» Problem statement
Any pictures in the records below must be left out when you repeat the lines from the line containing "Rebuild this chart" through the line containing "ax = fig.add_axes([72" exactly.

>> START Source material

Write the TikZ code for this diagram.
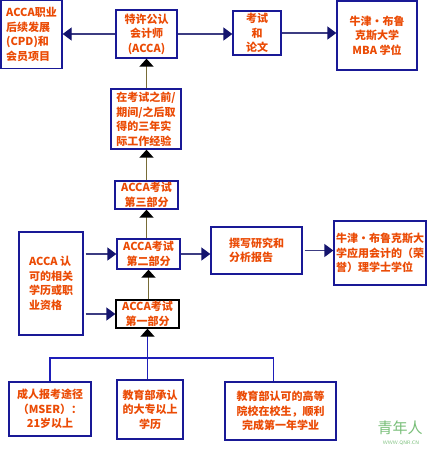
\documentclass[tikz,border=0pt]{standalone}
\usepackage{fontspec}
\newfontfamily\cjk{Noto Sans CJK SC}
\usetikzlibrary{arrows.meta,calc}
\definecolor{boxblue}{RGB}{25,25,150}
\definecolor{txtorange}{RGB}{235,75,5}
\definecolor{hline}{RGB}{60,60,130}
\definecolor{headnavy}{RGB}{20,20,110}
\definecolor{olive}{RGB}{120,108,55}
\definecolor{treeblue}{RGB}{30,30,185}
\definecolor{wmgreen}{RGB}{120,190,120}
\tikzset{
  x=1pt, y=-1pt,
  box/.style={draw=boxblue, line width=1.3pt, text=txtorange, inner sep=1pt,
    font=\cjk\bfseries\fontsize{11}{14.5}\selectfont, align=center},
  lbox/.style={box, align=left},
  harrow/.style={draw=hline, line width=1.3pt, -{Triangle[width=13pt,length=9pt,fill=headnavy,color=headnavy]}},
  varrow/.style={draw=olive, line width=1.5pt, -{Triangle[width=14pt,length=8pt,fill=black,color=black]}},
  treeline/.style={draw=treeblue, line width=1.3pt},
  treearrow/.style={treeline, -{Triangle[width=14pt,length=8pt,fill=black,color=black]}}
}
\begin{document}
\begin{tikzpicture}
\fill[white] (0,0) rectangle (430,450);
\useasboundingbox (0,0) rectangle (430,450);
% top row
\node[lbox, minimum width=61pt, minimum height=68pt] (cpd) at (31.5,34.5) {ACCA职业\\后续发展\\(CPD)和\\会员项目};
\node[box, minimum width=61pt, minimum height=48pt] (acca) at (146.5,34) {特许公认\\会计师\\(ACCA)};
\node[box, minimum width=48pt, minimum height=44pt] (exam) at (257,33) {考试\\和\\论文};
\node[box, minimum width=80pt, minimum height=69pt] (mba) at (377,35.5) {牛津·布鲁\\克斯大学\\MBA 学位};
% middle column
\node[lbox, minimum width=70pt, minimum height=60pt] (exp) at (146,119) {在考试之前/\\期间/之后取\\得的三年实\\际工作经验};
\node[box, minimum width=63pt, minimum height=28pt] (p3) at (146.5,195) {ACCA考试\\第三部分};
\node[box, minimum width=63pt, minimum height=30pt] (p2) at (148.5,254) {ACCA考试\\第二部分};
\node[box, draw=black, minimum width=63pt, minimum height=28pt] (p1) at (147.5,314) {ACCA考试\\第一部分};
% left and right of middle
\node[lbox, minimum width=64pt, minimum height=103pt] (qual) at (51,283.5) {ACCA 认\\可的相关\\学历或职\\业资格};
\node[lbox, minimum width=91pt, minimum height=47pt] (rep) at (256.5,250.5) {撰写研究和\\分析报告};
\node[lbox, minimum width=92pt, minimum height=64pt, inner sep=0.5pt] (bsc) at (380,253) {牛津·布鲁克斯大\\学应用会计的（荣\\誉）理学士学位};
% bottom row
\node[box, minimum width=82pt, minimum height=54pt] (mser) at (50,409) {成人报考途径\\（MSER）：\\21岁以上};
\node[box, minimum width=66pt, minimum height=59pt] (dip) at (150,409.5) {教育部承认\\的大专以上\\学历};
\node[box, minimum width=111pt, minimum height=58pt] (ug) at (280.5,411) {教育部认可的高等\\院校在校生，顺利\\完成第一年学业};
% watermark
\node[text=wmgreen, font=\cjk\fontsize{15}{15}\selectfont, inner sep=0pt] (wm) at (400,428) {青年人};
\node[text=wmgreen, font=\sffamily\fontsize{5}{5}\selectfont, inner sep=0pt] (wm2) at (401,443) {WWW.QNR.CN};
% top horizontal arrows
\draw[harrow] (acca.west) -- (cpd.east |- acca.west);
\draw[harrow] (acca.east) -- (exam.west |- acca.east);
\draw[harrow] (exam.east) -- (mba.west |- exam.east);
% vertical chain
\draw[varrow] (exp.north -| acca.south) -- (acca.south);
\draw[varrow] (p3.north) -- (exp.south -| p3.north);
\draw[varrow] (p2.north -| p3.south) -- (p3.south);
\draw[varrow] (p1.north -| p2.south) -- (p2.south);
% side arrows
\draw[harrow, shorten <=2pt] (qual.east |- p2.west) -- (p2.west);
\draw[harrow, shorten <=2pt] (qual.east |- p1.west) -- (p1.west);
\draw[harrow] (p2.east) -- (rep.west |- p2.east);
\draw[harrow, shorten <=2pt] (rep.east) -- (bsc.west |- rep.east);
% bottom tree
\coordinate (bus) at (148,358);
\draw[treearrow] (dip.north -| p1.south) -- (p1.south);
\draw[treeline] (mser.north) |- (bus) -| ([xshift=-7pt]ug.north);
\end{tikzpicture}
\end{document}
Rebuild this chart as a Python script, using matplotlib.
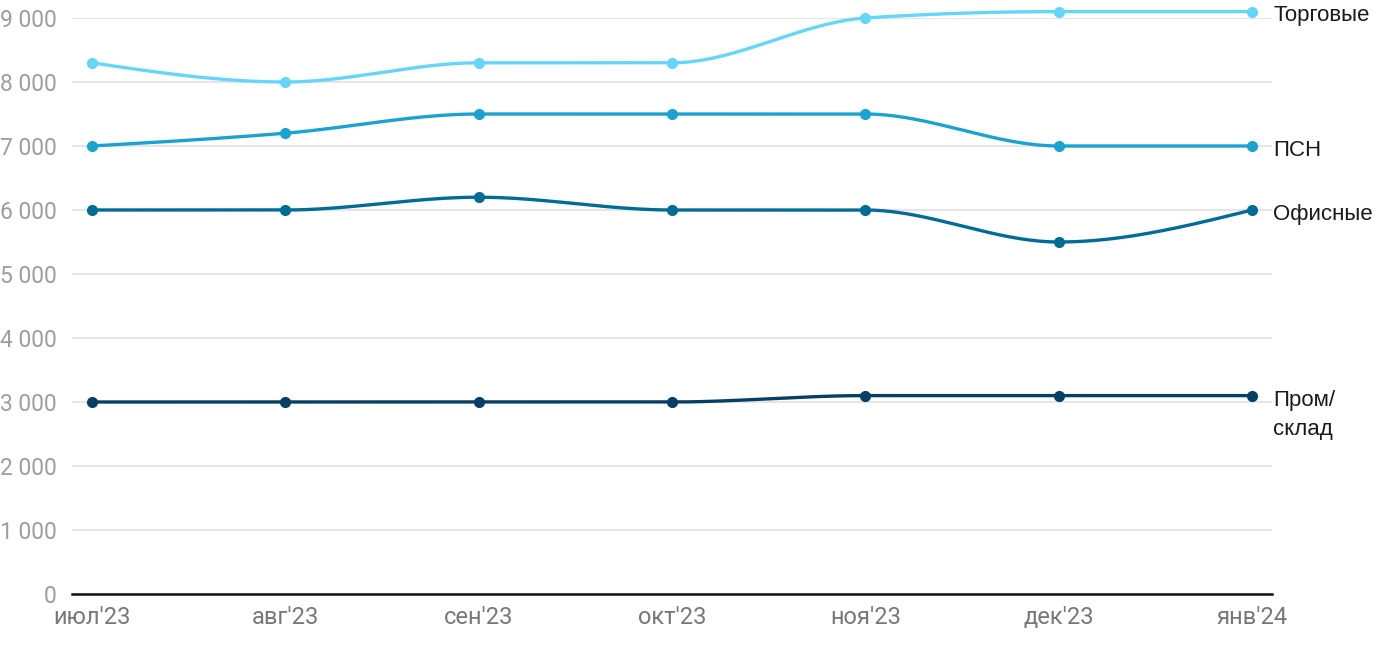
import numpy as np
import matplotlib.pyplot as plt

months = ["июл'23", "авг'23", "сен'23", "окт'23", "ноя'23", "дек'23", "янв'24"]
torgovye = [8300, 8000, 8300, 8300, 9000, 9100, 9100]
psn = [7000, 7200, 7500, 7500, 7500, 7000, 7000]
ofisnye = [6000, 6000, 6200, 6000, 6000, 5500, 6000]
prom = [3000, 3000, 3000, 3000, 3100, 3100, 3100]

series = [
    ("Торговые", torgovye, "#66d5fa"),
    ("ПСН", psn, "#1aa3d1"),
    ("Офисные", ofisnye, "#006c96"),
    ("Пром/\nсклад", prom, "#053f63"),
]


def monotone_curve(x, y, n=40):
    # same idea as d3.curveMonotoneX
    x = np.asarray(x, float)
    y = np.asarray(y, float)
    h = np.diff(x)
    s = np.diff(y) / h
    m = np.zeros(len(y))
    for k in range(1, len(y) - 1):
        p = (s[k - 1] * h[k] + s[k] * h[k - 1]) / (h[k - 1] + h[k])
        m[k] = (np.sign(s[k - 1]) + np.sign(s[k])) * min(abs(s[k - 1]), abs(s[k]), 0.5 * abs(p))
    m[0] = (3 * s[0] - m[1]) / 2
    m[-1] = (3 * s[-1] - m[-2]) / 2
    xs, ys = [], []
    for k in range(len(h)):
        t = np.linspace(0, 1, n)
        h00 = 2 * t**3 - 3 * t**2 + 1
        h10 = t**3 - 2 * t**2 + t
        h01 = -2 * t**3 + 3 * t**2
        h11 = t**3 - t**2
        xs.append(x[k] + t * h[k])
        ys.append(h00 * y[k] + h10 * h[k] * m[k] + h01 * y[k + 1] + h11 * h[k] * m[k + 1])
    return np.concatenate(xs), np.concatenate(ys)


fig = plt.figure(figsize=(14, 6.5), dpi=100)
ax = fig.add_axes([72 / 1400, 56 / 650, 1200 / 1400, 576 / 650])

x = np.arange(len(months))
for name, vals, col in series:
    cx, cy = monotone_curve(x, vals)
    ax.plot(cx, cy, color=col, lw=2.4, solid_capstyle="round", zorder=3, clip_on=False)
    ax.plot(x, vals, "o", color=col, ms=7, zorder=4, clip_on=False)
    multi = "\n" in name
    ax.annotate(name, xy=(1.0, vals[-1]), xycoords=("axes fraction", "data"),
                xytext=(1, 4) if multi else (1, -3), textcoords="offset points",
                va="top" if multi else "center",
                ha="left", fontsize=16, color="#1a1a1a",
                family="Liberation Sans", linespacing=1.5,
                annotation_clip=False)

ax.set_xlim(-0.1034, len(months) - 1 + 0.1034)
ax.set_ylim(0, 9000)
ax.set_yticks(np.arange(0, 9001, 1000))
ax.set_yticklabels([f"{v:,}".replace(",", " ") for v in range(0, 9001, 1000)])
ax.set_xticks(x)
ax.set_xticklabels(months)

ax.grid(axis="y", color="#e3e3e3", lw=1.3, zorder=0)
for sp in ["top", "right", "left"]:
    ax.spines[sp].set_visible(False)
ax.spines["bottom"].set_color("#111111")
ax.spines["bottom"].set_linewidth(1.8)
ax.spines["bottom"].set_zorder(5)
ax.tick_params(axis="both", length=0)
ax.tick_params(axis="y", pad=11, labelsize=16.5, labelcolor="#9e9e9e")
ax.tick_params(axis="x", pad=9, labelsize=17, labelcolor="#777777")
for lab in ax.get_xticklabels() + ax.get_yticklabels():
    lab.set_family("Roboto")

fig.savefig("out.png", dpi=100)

>> END Source material
>> START Source material

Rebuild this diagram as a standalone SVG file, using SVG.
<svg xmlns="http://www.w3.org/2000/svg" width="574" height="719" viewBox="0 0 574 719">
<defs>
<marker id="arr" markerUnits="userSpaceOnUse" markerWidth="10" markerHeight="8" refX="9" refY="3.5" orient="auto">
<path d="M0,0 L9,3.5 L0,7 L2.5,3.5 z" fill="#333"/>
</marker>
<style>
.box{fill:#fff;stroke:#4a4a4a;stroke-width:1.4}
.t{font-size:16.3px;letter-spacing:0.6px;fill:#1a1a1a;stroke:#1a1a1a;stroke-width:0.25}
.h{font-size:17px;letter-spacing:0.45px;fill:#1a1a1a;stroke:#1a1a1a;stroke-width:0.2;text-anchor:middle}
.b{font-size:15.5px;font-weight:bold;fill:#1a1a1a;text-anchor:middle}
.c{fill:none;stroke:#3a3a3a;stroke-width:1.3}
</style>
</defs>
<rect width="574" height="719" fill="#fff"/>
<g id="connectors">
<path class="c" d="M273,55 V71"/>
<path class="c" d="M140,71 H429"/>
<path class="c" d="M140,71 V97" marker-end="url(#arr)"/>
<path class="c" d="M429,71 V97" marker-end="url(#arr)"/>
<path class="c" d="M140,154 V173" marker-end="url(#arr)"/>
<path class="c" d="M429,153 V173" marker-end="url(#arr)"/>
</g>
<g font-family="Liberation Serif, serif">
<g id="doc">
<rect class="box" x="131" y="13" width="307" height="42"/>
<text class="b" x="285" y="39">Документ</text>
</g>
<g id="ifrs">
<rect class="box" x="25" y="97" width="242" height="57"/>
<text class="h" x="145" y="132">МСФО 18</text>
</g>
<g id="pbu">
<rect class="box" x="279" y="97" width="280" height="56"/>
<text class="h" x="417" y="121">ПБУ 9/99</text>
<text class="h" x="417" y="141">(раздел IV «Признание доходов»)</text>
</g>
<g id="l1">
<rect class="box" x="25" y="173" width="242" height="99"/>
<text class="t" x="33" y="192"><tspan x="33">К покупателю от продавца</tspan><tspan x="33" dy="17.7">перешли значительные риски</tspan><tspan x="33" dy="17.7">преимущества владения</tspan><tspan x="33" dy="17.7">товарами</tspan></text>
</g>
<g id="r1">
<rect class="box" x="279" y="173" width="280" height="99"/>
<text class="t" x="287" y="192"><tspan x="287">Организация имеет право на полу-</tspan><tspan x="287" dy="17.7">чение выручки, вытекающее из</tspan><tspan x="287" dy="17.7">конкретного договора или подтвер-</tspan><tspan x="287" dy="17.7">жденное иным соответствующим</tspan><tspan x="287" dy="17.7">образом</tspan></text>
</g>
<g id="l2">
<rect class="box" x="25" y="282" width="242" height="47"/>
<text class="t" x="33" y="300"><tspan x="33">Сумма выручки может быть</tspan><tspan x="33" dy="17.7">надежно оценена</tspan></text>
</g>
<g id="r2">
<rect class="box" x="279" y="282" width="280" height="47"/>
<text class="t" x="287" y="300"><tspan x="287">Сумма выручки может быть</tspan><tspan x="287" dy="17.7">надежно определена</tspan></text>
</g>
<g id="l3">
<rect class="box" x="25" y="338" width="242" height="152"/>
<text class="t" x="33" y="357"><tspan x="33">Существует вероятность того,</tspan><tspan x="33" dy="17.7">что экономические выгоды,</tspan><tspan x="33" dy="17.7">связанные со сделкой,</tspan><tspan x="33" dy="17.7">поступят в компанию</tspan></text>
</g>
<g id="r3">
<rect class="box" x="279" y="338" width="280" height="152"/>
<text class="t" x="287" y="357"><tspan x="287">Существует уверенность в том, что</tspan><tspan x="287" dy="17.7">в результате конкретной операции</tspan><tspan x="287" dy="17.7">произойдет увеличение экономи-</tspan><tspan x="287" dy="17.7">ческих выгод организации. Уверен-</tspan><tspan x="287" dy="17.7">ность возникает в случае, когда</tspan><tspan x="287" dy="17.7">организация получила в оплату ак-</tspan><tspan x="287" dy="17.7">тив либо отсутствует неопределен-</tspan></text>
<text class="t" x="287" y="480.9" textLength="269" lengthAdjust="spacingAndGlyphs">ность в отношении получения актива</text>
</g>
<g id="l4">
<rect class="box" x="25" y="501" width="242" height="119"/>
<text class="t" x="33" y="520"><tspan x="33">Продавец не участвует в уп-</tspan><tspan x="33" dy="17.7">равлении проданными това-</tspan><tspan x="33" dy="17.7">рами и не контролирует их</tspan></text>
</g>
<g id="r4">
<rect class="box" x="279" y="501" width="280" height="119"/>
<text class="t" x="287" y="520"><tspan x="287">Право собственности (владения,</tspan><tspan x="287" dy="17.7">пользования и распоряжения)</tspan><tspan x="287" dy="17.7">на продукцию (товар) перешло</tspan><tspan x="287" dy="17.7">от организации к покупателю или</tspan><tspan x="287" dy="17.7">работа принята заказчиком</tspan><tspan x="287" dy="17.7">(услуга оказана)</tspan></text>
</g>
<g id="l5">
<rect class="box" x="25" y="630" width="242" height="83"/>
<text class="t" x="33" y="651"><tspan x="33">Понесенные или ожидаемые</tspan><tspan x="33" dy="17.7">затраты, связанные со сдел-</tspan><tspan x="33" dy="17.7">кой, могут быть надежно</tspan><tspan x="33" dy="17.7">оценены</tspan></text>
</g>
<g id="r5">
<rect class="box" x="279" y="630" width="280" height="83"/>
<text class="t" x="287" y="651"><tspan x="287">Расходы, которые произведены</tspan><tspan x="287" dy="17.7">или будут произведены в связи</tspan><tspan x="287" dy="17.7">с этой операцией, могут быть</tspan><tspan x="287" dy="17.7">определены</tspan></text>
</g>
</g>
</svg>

>> END Source material
>> START Source material

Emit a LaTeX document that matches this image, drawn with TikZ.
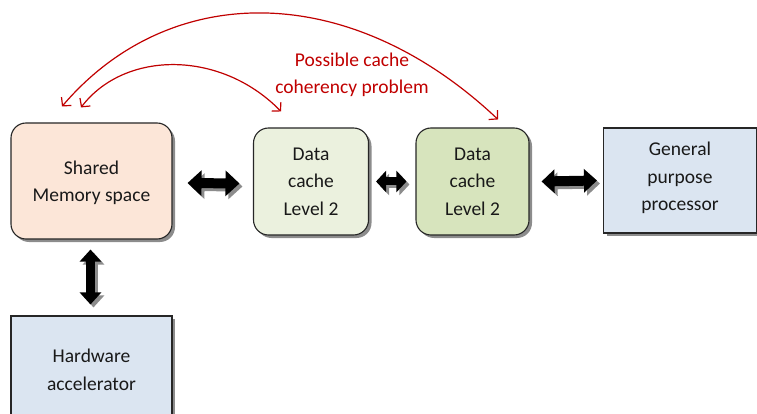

>> END Source material

» Problem solution
Rebuild this chart as a Python script, using matplotlib.
import numpy as np
import matplotlib.pyplot as plt

months = ["июл'23", "авг'23", "сен'23", "окт'23", "ноя'23", "дек'23", "янв'24"]
torgovye = [8300, 8000, 8300, 8300, 9000, 9100, 9100]
psn = [7000, 7200, 7500, 7500, 7500, 7000, 7000]
ofisnye = [6000, 6000, 6200, 6000, 6000, 5500, 6000]
prom = [3000, 3000, 3000, 3000, 3100, 3100, 3100]

series = [
    ("Торговые", torgovye, "#66d5fa"),
    ("ПСН", psn, "#1aa3d1"),
    ("Офисные", ofisnye, "#006c96"),
    ("Пром/\nсклад", prom, "#053f63"),
]


def monotone_curve(x, y, n=40):
    # same idea as d3.curveMonotoneX
    x = np.asarray(x, float)
    y = np.asarray(y, float)
    h = np.diff(x)
    s = np.diff(y) / h
    m = np.zeros(len(y))
    for k in range(1, len(y) - 1):
        p = (s[k - 1] * h[k] + s[k] * h[k - 1]) / (h[k - 1] + h[k])
        m[k] = (np.sign(s[k - 1]) + np.sign(s[k])) * min(abs(s[k - 1]), abs(s[k]), 0.5 * abs(p))
    m[0] = (3 * s[0] - m[1]) / 2
    m[-1] = (3 * s[-1] - m[-2]) / 2
    xs, ys = [], []
    for k in range(len(h)):
        t = np.linspace(0, 1, n)
        h00 = 2 * t**3 - 3 * t**2 + 1
        h10 = t**3 - 2 * t**2 + t
        h01 = -2 * t**3 + 3 * t**2
        h11 = t**3 - t**2
        xs.append(x[k] + t * h[k])
        ys.append(h00 * y[k] + h10 * h[k] * m[k] + h01 * y[k + 1] + h11 * h[k] * m[k + 1])
    return np.concatenate(xs), np.concatenate(ys)


fig = plt.figure(figsize=(14, 6.5), dpi=100)
ax = fig.add_axes([72 / 1400, 56 / 650, 1200 / 1400, 576 / 650])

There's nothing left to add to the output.